In the first few chapters, while returning to the guild of the Torturers after an illicit swimming trip, he comes across Vodalus in the cemetery and saves him from betrayal. If you ask "who's Vodalus?," you'd be in exactly the same position as I was when this happens. And then when Severian steps forward and professes his loyalty as a Vodalarian, willing to betray his guild and larger political structure, that means...well, it means very little. I'd need to know who Vodalus is and what he's doing and what he stands for for this to make sense. By slightly into the second book, I kind of know, but not really. I'm not thrilled with the choice to not let the reader into the world.

I get that Wolfe is trying to immerse us in something and leave us at sea. I even get that he wants his readers to only slowly realize that for all the trappings, this is not high fantasy, and the magic portals are teleportation of some sort, that some of the torturers' guild machinery uses radiation, etc., etc. I'm willing to put up with it for a bit longer, but not letting readers know what's going on is a trick that I am never fond of.

We then see Severian in his training, and his first betrayal of the guild, and how he is exiled to go and serve a far-off city. We begin to get peeks of how huge this city is, and how different this world is. But about a third of the book is taken up with his travels to the city walls, not even outside them, and I start feeling a little like I'm in a George R.R. Martin story, wondering if anyone is ever going to arrive anywhere. He meets a couple more buxom women on the way who try to seduce him and/or kill him, and the mystery behind one of them is interesting, but the bare bones of it easy to figure out. Not how it was done, but who she really is.

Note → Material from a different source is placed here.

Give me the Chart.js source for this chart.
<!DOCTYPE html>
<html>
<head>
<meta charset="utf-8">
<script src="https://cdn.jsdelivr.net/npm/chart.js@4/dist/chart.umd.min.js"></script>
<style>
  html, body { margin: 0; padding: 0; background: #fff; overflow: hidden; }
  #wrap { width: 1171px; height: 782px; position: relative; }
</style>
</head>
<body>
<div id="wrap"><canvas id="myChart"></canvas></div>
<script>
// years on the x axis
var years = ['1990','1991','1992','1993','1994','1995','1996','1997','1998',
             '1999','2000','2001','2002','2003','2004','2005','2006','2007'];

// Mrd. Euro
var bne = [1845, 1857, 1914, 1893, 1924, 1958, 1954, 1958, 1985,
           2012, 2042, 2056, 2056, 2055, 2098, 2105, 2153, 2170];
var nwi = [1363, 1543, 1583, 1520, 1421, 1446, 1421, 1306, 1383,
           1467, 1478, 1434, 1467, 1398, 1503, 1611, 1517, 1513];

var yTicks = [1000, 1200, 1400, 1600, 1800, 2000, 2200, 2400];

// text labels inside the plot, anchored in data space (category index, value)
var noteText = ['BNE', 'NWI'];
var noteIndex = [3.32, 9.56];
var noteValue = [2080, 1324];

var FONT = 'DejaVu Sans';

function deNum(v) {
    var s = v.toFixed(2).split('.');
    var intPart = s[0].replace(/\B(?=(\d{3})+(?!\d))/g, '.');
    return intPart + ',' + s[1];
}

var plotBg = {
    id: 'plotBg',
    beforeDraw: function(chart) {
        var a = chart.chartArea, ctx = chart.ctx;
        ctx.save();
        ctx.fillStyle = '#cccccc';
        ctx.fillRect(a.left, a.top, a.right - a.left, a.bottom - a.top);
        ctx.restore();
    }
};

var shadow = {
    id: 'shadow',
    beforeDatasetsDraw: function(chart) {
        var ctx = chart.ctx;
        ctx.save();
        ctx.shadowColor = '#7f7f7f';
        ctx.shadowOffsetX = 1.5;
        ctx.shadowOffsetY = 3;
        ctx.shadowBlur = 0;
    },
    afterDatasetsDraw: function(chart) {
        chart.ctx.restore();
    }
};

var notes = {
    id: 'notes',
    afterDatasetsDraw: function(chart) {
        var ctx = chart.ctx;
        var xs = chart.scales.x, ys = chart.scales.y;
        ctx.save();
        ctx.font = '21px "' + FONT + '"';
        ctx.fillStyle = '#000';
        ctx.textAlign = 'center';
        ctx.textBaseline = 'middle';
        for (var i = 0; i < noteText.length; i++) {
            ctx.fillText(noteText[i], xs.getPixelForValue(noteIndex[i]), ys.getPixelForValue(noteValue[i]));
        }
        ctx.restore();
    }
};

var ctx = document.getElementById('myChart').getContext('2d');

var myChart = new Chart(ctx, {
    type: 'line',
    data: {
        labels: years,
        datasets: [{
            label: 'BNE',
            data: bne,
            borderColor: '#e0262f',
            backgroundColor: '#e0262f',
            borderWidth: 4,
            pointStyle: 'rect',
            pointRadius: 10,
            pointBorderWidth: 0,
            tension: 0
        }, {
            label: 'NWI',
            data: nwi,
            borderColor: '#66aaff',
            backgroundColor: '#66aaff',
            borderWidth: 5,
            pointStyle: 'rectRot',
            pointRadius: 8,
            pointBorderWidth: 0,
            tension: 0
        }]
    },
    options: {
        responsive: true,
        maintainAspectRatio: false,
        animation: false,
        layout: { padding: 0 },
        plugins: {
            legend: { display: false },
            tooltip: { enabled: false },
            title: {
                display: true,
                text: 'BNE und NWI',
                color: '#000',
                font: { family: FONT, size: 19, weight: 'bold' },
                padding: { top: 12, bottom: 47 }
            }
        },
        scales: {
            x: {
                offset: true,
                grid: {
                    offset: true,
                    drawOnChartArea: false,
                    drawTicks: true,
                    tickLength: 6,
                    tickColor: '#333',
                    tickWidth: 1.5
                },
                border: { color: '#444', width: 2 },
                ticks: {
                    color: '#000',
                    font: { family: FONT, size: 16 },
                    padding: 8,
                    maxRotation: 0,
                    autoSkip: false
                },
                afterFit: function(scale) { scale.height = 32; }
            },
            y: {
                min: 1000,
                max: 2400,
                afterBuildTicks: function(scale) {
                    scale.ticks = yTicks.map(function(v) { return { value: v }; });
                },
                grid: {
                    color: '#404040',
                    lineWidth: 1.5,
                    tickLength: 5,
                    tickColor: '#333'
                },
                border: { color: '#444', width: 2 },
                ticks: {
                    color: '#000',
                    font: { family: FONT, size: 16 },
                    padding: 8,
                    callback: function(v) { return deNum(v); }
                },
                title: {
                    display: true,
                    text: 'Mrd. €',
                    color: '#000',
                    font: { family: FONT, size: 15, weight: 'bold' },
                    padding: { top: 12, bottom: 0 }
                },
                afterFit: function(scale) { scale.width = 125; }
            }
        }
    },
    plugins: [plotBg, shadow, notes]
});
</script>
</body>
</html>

Of course, that interesting story of Dorcas is not, so far, followed up with at all. She just becomes part of Severian's story and puts all her needs and wants at his disposal. All the women are kind of props aimed at occupying various niches of Severian's tale.

But there's something here. I'm interested enough to see where it's going, but this is not a book to go to if you like something tightly plotted or in any kind of real narrative structure. Once I've finished the second, I'll report back if the structural problems are fixed (i.e. If it really were one novel broken into two, which I'm sure I could just look up) or what else might be going on.